* What you should do
Print all of the data exactly as written.

* Source excerpt
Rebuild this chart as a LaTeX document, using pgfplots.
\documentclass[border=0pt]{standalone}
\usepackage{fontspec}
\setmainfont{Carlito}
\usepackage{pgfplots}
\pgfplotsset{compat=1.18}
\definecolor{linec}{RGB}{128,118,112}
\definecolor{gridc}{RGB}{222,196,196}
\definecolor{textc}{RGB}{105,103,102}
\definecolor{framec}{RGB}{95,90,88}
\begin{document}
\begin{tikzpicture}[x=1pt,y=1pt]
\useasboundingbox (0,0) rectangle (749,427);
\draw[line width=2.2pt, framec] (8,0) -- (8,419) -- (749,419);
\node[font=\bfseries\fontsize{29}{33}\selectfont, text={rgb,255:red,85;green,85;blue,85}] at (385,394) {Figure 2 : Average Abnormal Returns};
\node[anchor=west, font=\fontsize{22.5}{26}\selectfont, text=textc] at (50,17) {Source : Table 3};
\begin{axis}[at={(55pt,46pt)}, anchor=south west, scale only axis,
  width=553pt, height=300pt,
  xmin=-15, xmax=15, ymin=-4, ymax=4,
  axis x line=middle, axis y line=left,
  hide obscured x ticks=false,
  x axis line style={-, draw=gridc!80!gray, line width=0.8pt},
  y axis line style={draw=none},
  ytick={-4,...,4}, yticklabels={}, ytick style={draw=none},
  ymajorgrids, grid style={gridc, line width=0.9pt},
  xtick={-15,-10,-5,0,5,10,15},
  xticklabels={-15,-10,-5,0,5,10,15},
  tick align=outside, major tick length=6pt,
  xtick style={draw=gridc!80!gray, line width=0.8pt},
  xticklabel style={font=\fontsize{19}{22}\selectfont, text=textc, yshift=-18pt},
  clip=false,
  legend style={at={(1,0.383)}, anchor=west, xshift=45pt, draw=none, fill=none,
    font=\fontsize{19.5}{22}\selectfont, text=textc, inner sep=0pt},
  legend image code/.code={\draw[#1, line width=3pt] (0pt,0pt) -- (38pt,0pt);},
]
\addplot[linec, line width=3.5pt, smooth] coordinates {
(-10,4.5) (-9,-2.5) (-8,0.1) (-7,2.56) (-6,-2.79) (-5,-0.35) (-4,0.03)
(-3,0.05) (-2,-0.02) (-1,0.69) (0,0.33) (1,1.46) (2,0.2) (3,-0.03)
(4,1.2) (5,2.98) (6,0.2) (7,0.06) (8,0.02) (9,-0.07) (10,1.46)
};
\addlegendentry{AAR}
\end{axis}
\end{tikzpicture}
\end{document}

* Response for this exercise
Rebuild this chart as a LaTeX document, using pgfplots.
\documentclass[border=0pt]{standalone}
\usepackage{fontspec}
\setmainfont{Carlito}
\usepackage{pgfplots}
\pgfplotsset{compat=1.18}
\definecolor{linec}{RGB}{128,118,112}
\definecolor{gridc}{RGB}{222,196,196}
\definecolor{textc}{RGB}{105,103,102}
\definecolor{framec}{RGB}{95,90,88}
\begin{document}
\begin{tikzpicture}[x=1pt,y=1pt]
\useasboundingbox (0,0) rectangle (749,427);
\draw[line width=2.2pt, framec] (8,0) -- (8,419) -- (749,419);
\node[font=\bfseries\fontsize{29}{33}\selectfont, text={rgb,255:red,85;green,85;blue,85}] at (385,394) {Figure 2 : Average Abnormal Returns};
\node[anchor=west, font=\fontsize{22.5}{26}\selectfont, text=textc] at (50,17) {Source : Table 3};
\begin{axis}[at={(55pt,46pt)}, anchor=south west, scale only axis,
  width=553pt, height=300pt,
  xmin=-15, xmax=15, ymin=-4, ymax=4,
  axis x line=middle, axis y line=left,
  hide obscured x ticks=false,
  x axis line style={-, draw=gridc!80!gray, line width=0.8pt},
  y axis line style={draw=none},
  ytick={-4,...,4}, yticklabels={}, ytick style={draw=none},
  ymajorgrids, grid style={gridc, line width=0.9pt},
  xtick={-15,-10,-5,0,5,10,15},
  xticklabels={-15,-10,-5,0,5,10,15},
  tick align=outside, major tick length=6pt,
  xtick style={draw=gridc!80!gray, line width=0.8pt},
  xticklabel style={font=\fontsize{19}{22}\selectfont, text=textc, yshift=-18pt},
  clip=false,
  legend style={at={(1,0.383)}, anchor=west, xshift=45pt, draw=none, fill=none,
    font=\fontsize{19.5}{22}\selectfont, text=textc, inner sep=0pt},
  legend image code/.code={\draw[#1, line width=3pt] (0pt,0pt) -- (38pt,0pt);},
]
\addplot[linec, line width=3.5pt, smooth] coordinates {
(-10,4.5) (-9,-2.5) (-8,0.1) (-7,2.56) (-6,-2.79) (-5,-0.35) (-4,0.03)
(-3,0.05) (-2,-0.02) (-1,0.69) (0,0.33) (1,1.46) (2,0.2) (3,-0.03)
(4,1.2) (5,2.98) (6,0.2) (7,0.06) (8,0.02) (9,-0.07) (10,1.46)
};
\addlegendentry{AAR}
\end{axis}
\end{tikzpicture}
\end{document}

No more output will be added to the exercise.